5. Mobility and Collaboration
Embrace the idea of “trading” musicians between ensembles. Sometimes, a talented musician might not thrive in one community but could flourish in another. This approach, already commonplace for conductors and soloists, could optimize talent and foster collaboration across the industry.
Benefits for Musicians and Organizations
Critics might argue this model commodifies musicians, but it could do the opposite. Performance-based contracts would reward excellence and innovation, offering musicians new career growth opportunities while maintaining the highest artistic standards.
Organizations would gain financial flexibility, reallocating resources toward marketing, community engagement, or experimental programming. For young musicians — especially those from historically excluded backgrounds — this model opens doors that tenure has kept closed for too long.

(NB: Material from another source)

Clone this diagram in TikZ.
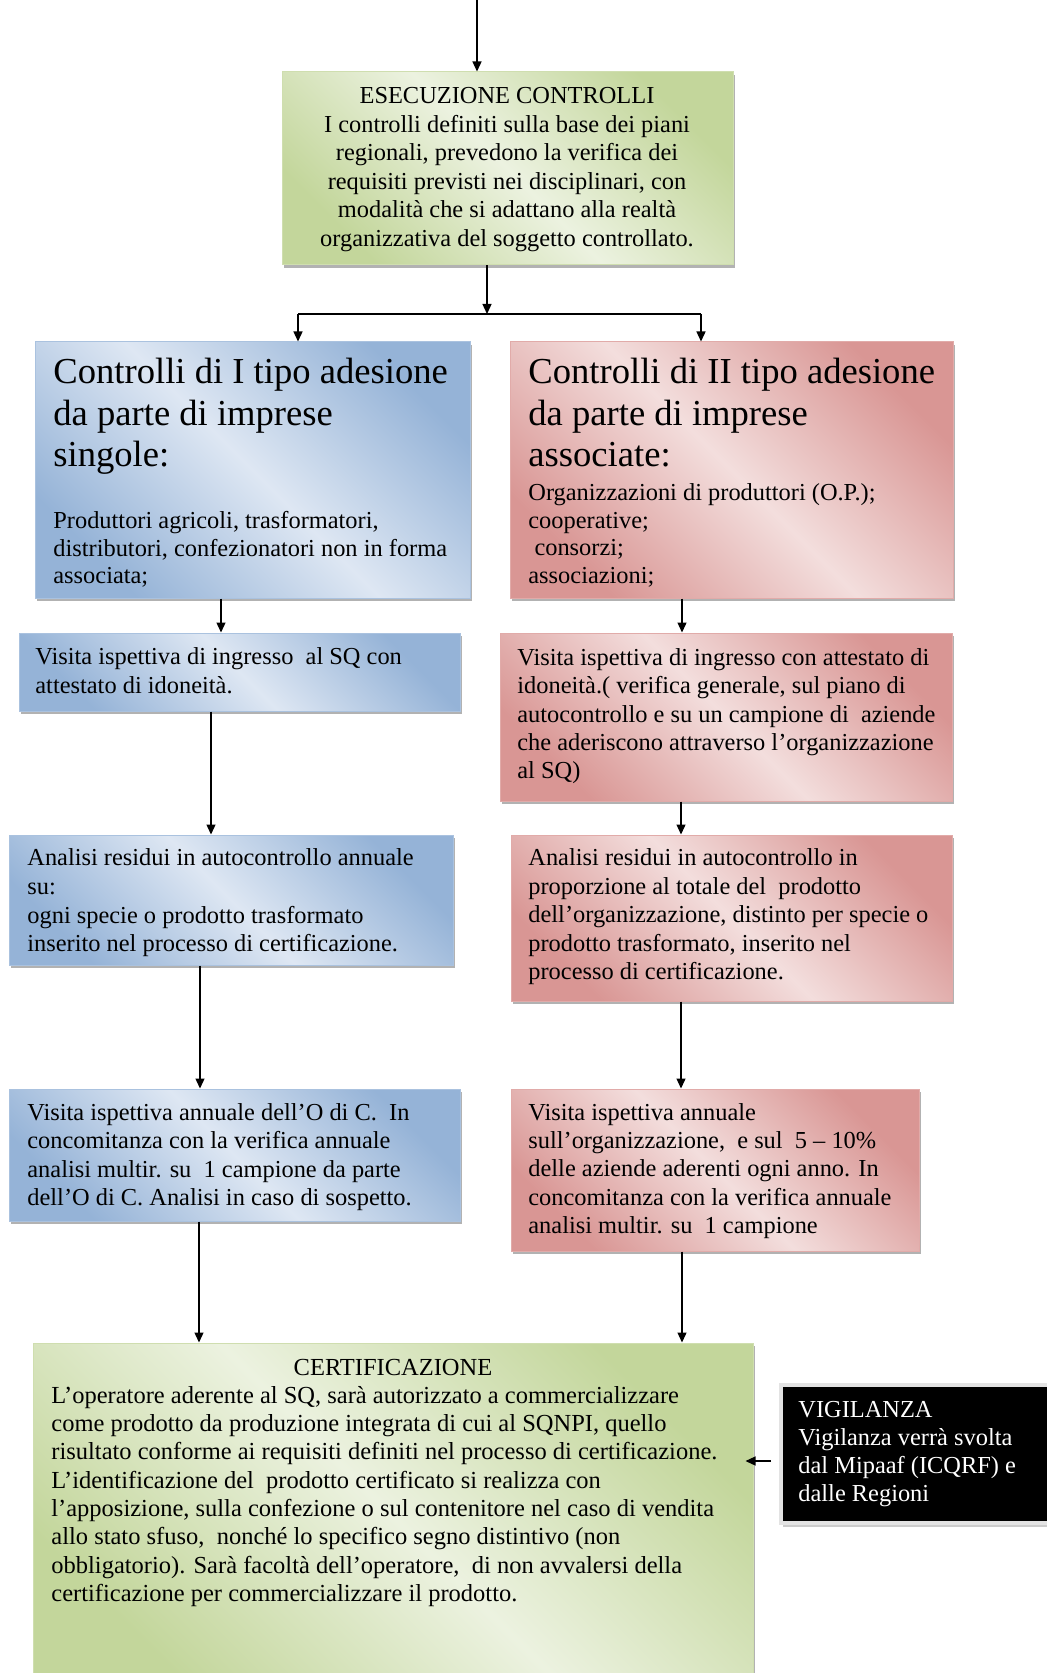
\documentclass[tikz,border=0pt]{standalone}
\usepackage{fontspec}
\setmainfont{Liberation Serif}
\usetikzlibrary{arrows.meta,fit,shadows,calc}
\definecolor{gdark}{RGB}{195,214,155}
\definecolor{glight}{RGB}{236,242,224}
\definecolor{bdark}{RGB}{149,179,215}
\definecolor{blight}{RGB}{222,231,243}
\definecolor{rdark}{RGB}{217,150,148}
\definecolor{rlight}{RGB}{243,222,221}
\begin{document}
\begin{tikzpicture}[x=0.5pt,y=-0.5pt,
  shad/.style={drop shadow={shadow xshift=1.2pt,shadow yshift=-1.5pt,fill=black!55,opacity=.55}},
  basebox/.style={inner sep=0pt,shad,line width=.5pt},
  gbox/.style={basebox,draw=gdark!80!white,top color=gdark,bottom color=gdark,middle color=glight,shading angle=-45},
  bbox/.style={basebox,draw=bdark!80!white,top color=bdark,bottom color=bdark,middle color=blight,shading angle=-45},
  rbox/.style={basebox,draw=rdark!80!white,top color=rdark,bottom color=rdark,middle color=rlight,shading angle=-45},
  kbox/.style={inner sep=0pt,fill=black,draw=gray!22,line width=2pt,drop shadow={shadow xshift=1pt,shadow yshift=-2pt,fill=black!40,opacity=.5}},
  txt/.style={anchor=north west,inner sep=0pt,align=left},
  fs/.style={font=\fontsize{12.2}{#1}\selectfont},
  big/.style={font=\fontsize{18.3}{20.85}\selectfont},
  arr/.style={line width=.65pt,-{Triangle[length=5pt,width=4.5pt]}},
  ln/.style={line width=.65pt}]
\useasboundingbox (0,0) rectangle (1047,1673);
\fill[white] (0,0) rectangle (1047,1673);

% boxes
\node[gbox,fit={(282,72)(733,265)}] (g1) {};
\node[bbox,fit={(35,342)(470,598)}] (b1) {};
\node[rbox,fit={(510,342)(953,598)}] (r1) {};
\node[bbox,fit={(19,633)(460,711)}] (b2) {};
\node[rbox,fit={(500,633)(952,801)}] (r2) {};
\node[bbox,fit={(9,835)(453,965)}] (b3) {};
\node[rbox,fit={(511,835)(952,1001)}] (r3) {};
\node[bbox,fit={(9,1089)(460,1221)}] (b4) {};
\node[rbox,fit={(511,1089)(919,1251)}] (r4) {};
\node[gbox,fit={(33,1343)(753,1690)}] (cert) {};
\node[kbox,fit={(781,1385)(1060,1523)}] (vig) {};

% texts
\node[txt,fs=14.3,anchor=north,align=center] (g1t) at (507,83)
 {\strut ESECUZIONE CONTROLLI\\
  I controlli definiti sulla base dei piani\\
  regionali, prevedono la verifica dei\\
  requisiti previsti nei disciplinari, con\\
  modalità che si adattano alla realtà\\
  organizzativa del soggetto controllato.};

\node[txt,big] (b1h) at (53,354)
 {\strut Controlli di I tipo adesione\\ da parte di imprese\\ singole:};
\node[txt,fs=13.9] (b1t) at (53,508.5)
 {\strut Produttori agricoli, trasformatori,\\
  distributori, confezionatori non in forma\\
  associata;};

\node[txt,big] (r1h) at (528,354)
 {\strut Controlli di II tipo adesione\\ da parte di imprese\\ associate:};
\node[txt,fs=13.9] (r1t) at (528,480.5)
 {\strut Organizzazioni di produttori (O.P.);\\
  cooperative;\\
  \hspace*{.25em}consorzi;\\
  associazioni;};

\node[txt,fs=14.4] (b2t) at (35,644)
 {\strut Visita ispettiva di ingresso~ al SQ con\\
  attestato di idoneità.};

\node[txt,fs=14.2] (r2t) at (517,645)
 {\strut Visita ispettiva di ingresso con attestato di\\
  idoneità.( verifica generale, sul piano di\\
  autocontrollo e su un campione di~ aziende\\
  che aderiscono attraverso l’organizzazione\\
  al SQ)};

\node[txt,fs=14.4] (b3t) at (27,845)
 {\strut Analisi residui in autocontrollo annuale\\
  su:\\
  ogni specie o prodotto trasformato\\
  inserito nel processo di certificazione.};

\node[txt,fs=14.3] (r3t) at (528,845)
 {\strut Analisi residui in autocontrollo in\\
  proporzione al totale del~ prodotto\\
  dell’organizzazione, distinto per specie o\\
  prodotto trasformato, inserito nel\\
  processo di certificazione.};

\node[txt,fs=14.2] (b4t) at (27,1100)
 {\strut Visita ispettiva annuale dell’O di C.~ In\\
  concomitanza con la verifica annuale\\
  analisi multir. su~ 1 campione da parte\\
  dell’O di C. Analisi in caso di sospetto.};

\node[txt,fs=14.15] (r4t) at (528,1100)
 {\strut Visita ispettiva annuale\\
  sull’organizzazione,~ e sul~ 5 – 10\%\\
  delle aziende aderenti ogni anno. In\\
  concomitanza con la verifica annuale\\
  analisi multir. su~ 1 campione};

\node[txt,anchor=north,font=\fontsize{12.25}{14.15}\selectfont] (certh) at (393,1355)
 {\strut CERTIFICAZIONE};
\node[txt,font=\fontsize{12.25}{14.15}\selectfont] (certt) at (51,1383)
 {\strut L’operatore aderente al SQ, sarà autorizzato a commercializzare\\
  come prodotto da produzione integrata di cui al SQNPI, quello\\
  risultato conforme ai requisiti definiti nel processo di certificazione.\\
  L’identificazione del~ prodotto certificato si realizza con\\
  l’apposizione, sulla confezione o sul contenitore nel caso di vendita\\
  allo stato sfuso,~ nonché lo specifico segno distintivo (non\\
  obbligatorio). Sarà facoltà dell’operatore,~ di non avvalersi della\\
  certificazione per commercializzare il prodotto.};

\node[txt,fs=14,text=white] (vigt) at (798,1397)
 {\strut VIGILANZA\\
  Vigilanza verrà svolta\\
  dal Mipaaf (ICQRF) e\\
  dalle Regioni};

% connectors
\coordinate (start) at (477,0);
\coordinate (jn) at (487,314);
\coordinate (jl) at (298,314);
\coordinate (jr) at (701,314);
\coordinate (vs) at (771,1461);

\draw[arr] (start) -- (start |- g1.north);
\draw[arr] (jn |- g1.south) -- (jn);
\draw[ln] (jl) -- (jr);
\draw[arr] (jl) -- (jl |- b1.north);
\draw[arr] (jr) -- (jr |- r1.north);

\draw[arr] (221,0 |- b1.south) -- (221,0 |- b2.north);
\draw[arr] (682,0 |- r1.south) -- (682,0 |- r2.north);
\draw[arr] (211,0 |- b2.south) -- (211,0 |- b3.north);
\draw[arr] (681,0 |- r2.south) -- (681,0 |- r3.north);
\draw[arr] (200,0 |- b3.south) -- (200,0 |- b4.north);
\draw[arr] (681,0 |- r3.south) -- (681,0 |- r4.north);
\draw[arr] (199,0 |- b4.south) -- (199,0 |- cert.north);
\draw[arr] (682,0 |- r4.south) -- (682,0 |- cert.north);
\draw[arr] (vs) -- ([xshift=-4pt]vs -| cert.east);
\end{tikzpicture}
\end{document}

Instead of relying on DEI initiatives that offer little more than lip service, orchestras could actively reshape their structures to reflect their communities.
A Unified Vision
To implement this vision, the classical music industry would need a national collective bargaining entity akin to a players’ union in professional sports. A corresponding “owners’ association” could bring together management from ensembles of all sizes. If the Green Bay Packers and Dallas Cowboys can coexist under the same league rules, why can’t the Metropolitan Opera and the South Dakota Symphony?
Embracing Change
Change is hard, especially in a tradition-bound field like classical music. But the alternative — clinging to an outdated model — is far worse. Professional sports have shown it’s possible to honor tradition while embracing innovation. By adopting a more dynamic business model, classical music can ensure its survival and relevance in the 21st century.
The music we love deserves a future. Let’s rewrite the score — together.